● **STATED PROBLEM**:
Please repeat the records exactly from their first line, finishing at the line containing "ax2.set_ylim(20, 150)" and including it.

[begin RECORDS SUPPLIED]

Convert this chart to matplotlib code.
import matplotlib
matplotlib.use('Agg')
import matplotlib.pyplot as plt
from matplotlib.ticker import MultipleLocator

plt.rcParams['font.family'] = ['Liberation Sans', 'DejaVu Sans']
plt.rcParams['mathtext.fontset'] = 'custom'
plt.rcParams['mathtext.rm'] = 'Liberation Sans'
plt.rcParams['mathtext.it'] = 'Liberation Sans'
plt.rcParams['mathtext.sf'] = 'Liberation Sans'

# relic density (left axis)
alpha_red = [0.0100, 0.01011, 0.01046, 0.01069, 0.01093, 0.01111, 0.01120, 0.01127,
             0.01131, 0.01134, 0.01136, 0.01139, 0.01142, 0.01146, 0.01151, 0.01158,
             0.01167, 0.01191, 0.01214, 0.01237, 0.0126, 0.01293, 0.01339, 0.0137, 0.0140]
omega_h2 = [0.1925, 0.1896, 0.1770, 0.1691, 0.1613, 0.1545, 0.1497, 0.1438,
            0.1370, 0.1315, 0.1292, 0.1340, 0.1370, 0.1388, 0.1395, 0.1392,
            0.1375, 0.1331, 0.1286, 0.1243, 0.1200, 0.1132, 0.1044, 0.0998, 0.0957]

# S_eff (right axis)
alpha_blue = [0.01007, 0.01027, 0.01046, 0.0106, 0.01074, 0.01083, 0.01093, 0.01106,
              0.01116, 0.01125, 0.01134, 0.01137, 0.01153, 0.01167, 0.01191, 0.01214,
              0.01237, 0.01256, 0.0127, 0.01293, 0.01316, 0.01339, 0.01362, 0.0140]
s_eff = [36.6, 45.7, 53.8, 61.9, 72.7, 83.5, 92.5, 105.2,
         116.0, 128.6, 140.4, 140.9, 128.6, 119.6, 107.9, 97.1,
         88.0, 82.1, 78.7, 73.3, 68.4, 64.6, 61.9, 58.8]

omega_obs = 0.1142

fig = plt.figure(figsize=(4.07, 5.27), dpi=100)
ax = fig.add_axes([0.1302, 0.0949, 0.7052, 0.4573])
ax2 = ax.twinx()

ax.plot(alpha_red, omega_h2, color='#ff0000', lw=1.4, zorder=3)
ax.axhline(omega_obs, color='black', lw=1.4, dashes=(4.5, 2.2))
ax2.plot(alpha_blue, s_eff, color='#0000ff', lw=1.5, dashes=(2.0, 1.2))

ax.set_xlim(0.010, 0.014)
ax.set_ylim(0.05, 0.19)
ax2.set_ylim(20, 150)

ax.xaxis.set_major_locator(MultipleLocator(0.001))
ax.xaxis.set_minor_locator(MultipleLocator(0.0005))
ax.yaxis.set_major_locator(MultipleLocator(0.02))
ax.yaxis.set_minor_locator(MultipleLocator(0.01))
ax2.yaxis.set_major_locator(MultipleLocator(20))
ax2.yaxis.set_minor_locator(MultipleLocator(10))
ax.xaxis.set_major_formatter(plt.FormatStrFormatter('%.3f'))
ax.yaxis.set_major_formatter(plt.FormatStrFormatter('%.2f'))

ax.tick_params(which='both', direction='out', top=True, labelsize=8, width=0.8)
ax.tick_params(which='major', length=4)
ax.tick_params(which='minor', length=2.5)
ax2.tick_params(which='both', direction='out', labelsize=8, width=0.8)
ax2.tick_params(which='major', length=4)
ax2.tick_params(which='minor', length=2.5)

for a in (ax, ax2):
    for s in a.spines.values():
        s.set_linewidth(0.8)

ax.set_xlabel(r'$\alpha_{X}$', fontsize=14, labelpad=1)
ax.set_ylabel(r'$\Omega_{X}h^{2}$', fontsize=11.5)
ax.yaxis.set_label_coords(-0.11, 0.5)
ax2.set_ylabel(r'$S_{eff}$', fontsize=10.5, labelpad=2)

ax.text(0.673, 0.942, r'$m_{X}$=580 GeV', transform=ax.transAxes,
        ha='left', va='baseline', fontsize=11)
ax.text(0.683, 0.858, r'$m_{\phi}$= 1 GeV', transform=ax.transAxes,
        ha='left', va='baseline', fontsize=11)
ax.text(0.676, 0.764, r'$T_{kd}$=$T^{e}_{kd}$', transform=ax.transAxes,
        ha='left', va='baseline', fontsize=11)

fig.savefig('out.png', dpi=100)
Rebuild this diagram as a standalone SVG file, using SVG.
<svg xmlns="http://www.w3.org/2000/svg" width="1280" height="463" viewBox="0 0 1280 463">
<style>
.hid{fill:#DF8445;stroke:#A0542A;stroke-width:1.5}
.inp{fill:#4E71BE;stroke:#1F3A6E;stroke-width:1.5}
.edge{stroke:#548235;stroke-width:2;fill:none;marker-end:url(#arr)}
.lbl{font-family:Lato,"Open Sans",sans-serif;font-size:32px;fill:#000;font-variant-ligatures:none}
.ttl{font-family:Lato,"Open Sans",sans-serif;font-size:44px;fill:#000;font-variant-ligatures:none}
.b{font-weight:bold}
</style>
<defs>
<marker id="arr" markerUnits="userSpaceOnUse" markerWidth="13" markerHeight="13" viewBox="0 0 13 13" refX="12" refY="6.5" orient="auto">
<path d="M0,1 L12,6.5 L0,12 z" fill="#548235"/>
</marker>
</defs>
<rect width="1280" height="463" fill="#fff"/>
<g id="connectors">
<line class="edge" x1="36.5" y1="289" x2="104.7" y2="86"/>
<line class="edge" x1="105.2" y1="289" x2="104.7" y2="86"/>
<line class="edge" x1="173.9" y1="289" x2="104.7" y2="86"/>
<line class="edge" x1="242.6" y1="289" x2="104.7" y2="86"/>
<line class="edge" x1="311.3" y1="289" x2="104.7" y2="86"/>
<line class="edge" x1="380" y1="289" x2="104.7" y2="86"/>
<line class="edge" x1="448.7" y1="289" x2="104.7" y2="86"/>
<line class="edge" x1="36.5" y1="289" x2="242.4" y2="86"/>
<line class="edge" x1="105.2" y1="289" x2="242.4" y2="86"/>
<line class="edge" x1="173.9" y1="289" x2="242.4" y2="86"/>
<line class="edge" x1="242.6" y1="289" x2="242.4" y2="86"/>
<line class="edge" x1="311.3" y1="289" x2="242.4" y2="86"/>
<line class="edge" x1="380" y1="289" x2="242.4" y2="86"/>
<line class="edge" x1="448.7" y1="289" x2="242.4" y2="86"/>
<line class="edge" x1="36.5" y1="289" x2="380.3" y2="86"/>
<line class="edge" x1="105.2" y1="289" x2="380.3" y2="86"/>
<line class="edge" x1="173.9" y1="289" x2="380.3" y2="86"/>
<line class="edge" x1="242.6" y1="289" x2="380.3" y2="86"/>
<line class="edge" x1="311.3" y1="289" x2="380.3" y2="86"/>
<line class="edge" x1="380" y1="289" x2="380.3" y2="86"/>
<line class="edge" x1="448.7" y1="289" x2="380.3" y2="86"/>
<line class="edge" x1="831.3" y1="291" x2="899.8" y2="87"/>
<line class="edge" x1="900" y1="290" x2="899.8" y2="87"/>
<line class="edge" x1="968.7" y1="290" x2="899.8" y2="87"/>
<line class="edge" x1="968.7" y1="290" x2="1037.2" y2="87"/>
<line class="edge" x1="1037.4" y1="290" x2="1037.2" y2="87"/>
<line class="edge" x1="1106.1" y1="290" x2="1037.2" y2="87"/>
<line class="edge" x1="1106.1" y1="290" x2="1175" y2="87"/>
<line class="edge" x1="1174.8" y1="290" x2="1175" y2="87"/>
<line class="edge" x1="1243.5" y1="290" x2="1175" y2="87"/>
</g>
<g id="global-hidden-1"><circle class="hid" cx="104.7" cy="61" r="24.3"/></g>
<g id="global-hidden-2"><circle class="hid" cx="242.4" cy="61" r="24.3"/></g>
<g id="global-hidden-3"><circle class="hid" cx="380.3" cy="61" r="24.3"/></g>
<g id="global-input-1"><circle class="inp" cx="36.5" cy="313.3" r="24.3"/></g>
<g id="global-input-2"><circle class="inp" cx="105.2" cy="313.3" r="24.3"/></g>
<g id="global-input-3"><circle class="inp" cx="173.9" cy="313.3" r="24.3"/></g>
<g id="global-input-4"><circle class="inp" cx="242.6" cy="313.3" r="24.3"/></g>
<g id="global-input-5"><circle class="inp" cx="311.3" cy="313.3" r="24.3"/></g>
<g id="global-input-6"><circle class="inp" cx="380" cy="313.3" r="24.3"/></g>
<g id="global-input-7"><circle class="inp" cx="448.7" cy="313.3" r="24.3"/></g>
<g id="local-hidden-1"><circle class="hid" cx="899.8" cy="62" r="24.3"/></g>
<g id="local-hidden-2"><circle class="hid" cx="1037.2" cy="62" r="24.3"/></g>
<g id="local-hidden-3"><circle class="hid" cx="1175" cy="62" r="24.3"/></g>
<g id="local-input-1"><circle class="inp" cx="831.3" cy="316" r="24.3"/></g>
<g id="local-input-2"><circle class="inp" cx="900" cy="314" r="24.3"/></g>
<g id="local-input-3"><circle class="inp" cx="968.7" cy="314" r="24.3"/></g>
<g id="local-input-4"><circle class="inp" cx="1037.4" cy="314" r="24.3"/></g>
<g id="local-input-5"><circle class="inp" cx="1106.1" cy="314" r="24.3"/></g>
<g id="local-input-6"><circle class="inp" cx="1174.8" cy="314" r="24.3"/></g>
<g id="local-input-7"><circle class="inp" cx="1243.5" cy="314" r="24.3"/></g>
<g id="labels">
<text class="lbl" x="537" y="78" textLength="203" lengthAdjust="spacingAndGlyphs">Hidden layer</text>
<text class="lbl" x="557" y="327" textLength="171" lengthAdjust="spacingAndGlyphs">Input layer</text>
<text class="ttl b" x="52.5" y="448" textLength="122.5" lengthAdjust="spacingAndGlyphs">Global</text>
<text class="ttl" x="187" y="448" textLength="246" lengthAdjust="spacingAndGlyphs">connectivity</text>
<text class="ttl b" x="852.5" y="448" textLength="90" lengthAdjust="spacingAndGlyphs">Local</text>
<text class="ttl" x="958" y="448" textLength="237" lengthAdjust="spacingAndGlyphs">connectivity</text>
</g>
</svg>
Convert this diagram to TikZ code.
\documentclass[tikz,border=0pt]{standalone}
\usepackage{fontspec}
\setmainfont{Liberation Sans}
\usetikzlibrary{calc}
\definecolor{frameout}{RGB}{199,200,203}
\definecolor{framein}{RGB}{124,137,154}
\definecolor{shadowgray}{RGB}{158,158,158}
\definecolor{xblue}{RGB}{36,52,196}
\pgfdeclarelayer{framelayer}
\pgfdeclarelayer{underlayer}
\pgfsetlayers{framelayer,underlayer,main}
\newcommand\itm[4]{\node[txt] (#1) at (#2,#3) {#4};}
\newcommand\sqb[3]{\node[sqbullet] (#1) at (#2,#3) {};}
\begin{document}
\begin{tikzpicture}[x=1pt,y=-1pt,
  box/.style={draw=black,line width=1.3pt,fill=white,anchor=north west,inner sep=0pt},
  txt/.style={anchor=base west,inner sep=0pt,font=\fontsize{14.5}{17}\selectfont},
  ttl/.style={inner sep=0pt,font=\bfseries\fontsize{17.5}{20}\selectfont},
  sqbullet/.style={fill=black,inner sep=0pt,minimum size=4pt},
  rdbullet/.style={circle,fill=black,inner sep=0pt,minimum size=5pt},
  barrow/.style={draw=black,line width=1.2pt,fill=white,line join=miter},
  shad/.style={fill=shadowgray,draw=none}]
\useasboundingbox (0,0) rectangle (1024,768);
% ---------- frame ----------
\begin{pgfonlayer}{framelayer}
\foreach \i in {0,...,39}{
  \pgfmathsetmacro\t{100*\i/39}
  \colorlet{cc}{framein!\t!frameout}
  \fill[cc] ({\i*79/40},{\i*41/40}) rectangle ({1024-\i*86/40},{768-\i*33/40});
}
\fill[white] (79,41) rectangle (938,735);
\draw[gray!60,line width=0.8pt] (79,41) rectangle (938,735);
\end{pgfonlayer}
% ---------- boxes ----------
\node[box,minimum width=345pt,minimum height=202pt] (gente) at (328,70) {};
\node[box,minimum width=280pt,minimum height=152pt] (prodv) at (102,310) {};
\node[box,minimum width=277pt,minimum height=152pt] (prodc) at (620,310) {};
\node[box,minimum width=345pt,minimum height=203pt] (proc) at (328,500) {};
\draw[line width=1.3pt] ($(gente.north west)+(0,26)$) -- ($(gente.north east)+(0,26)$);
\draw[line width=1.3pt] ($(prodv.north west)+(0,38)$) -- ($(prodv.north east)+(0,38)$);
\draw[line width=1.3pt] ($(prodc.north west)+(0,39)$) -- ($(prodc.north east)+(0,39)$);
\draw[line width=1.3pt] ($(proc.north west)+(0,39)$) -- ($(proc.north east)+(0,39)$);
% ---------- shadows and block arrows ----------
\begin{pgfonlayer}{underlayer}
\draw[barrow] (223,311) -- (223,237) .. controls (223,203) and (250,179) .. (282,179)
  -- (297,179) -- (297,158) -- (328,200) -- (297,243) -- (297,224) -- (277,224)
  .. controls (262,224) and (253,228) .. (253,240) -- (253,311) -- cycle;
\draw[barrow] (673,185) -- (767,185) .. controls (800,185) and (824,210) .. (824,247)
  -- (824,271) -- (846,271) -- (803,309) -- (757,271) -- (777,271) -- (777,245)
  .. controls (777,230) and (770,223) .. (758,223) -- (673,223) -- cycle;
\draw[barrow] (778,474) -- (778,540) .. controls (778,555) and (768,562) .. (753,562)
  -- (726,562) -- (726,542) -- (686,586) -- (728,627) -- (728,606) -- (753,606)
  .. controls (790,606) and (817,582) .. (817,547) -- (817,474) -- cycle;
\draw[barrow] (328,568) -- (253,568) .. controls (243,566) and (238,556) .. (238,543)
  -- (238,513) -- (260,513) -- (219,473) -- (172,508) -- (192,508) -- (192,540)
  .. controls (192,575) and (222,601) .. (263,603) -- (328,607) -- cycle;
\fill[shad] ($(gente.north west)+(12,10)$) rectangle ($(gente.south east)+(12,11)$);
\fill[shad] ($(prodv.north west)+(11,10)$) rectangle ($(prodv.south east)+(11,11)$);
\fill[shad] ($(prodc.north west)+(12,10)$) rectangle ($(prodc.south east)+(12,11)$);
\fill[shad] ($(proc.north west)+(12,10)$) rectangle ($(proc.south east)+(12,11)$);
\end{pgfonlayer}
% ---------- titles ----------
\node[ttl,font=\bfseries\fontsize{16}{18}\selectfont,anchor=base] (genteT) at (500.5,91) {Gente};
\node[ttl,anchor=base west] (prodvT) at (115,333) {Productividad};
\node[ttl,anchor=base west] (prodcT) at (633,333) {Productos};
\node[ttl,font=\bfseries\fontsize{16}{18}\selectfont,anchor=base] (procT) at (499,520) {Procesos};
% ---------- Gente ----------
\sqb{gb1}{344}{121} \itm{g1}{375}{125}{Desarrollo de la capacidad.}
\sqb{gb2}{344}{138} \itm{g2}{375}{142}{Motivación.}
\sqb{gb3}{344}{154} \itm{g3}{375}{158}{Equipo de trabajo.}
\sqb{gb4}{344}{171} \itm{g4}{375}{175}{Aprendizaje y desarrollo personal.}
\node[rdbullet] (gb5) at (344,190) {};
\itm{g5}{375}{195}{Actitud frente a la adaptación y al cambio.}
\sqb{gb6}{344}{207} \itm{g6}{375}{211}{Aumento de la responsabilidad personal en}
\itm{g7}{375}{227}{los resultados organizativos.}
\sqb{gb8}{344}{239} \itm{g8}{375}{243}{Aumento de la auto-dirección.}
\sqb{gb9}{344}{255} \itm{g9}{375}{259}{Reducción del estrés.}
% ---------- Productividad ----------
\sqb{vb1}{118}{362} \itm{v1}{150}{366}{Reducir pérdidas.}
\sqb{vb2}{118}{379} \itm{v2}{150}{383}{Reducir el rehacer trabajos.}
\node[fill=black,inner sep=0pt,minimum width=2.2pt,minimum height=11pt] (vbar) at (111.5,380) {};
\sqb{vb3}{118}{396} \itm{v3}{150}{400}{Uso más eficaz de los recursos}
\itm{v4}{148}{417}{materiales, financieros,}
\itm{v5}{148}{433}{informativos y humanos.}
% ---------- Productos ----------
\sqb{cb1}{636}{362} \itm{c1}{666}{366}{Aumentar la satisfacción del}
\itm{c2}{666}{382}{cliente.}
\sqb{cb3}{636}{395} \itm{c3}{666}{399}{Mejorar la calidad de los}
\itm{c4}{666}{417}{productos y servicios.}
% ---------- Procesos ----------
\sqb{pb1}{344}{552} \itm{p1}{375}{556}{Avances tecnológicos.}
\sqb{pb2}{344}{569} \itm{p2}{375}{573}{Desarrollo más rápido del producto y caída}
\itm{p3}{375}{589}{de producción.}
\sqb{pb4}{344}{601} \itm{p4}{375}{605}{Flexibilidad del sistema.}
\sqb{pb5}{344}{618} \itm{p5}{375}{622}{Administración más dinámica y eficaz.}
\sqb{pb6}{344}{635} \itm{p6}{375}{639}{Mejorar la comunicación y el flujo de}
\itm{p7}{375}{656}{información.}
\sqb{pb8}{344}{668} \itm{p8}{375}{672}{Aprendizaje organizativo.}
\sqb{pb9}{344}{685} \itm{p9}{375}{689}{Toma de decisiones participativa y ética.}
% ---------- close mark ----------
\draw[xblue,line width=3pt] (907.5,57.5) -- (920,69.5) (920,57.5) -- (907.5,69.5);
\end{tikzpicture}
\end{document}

[end RECORDS SUPPLIED]

● **WORKED ANSWER**:
Convert this chart to matplotlib code.
import matplotlib
matplotlib.use('Agg')
import matplotlib.pyplot as plt
from matplotlib.ticker import MultipleLocator

plt.rcParams['font.family'] = ['Liberation Sans', 'DejaVu Sans']
plt.rcParams['mathtext.fontset'] = 'custom'
plt.rcParams['mathtext.rm'] = 'Liberation Sans'
plt.rcParams['mathtext.it'] = 'Liberation Sans'
plt.rcParams['mathtext.sf'] = 'Liberation Sans'

# relic density (left axis)
alpha_red = [0.0100, 0.01011, 0.01046, 0.01069, 0.01093, 0.01111, 0.01120, 0.01127,
             0.01131, 0.01134, 0.01136, 0.01139, 0.01142, 0.01146, 0.01151, 0.01158,
             0.01167, 0.01191, 0.01214, 0.01237, 0.0126, 0.01293, 0.01339, 0.0137, 0.0140]
omega_h2 = [0.1925, 0.1896, 0.1770, 0.1691, 0.1613, 0.1545, 0.1497, 0.1438,
            0.1370, 0.1315, 0.1292, 0.1340, 0.1370, 0.1388, 0.1395, 0.1392,
            0.1375, 0.1331, 0.1286, 0.1243, 0.1200, 0.1132, 0.1044, 0.0998, 0.0957]

# S_eff (right axis)
alpha_blue = [0.01007, 0.01027, 0.01046, 0.0106, 0.01074, 0.01083, 0.01093, 0.01106,
              0.01116, 0.01125, 0.01134, 0.01137, 0.01153, 0.01167, 0.01191, 0.01214,
              0.01237, 0.01256, 0.0127, 0.01293, 0.01316, 0.01339, 0.01362, 0.0140]
s_eff = [36.6, 45.7, 53.8, 61.9, 72.7, 83.5, 92.5, 105.2,
         116.0, 128.6, 140.4, 140.9, 128.6, 119.6, 107.9, 97.1,
         88.0, 82.1, 78.7, 73.3, 68.4, 64.6, 61.9, 58.8]

omega_obs = 0.1142

fig = plt.figure(figsize=(4.07, 5.27), dpi=100)
ax = fig.add_axes([0.1302, 0.0949, 0.7052, 0.4573])
ax2 = ax.twinx()

ax.plot(alpha_red, omega_h2, color='#ff0000', lw=1.4, zorder=3)
ax.axhline(omega_obs, color='black', lw=1.4, dashes=(4.5, 2.2))
ax2.plot(alpha_blue, s_eff, color='#0000ff', lw=1.5, dashes=(2.0, 1.2))

ax.set_xlim(0.010, 0.014)
ax.set_ylim(0.05, 0.19)
ax2.set_ylim(20, 150)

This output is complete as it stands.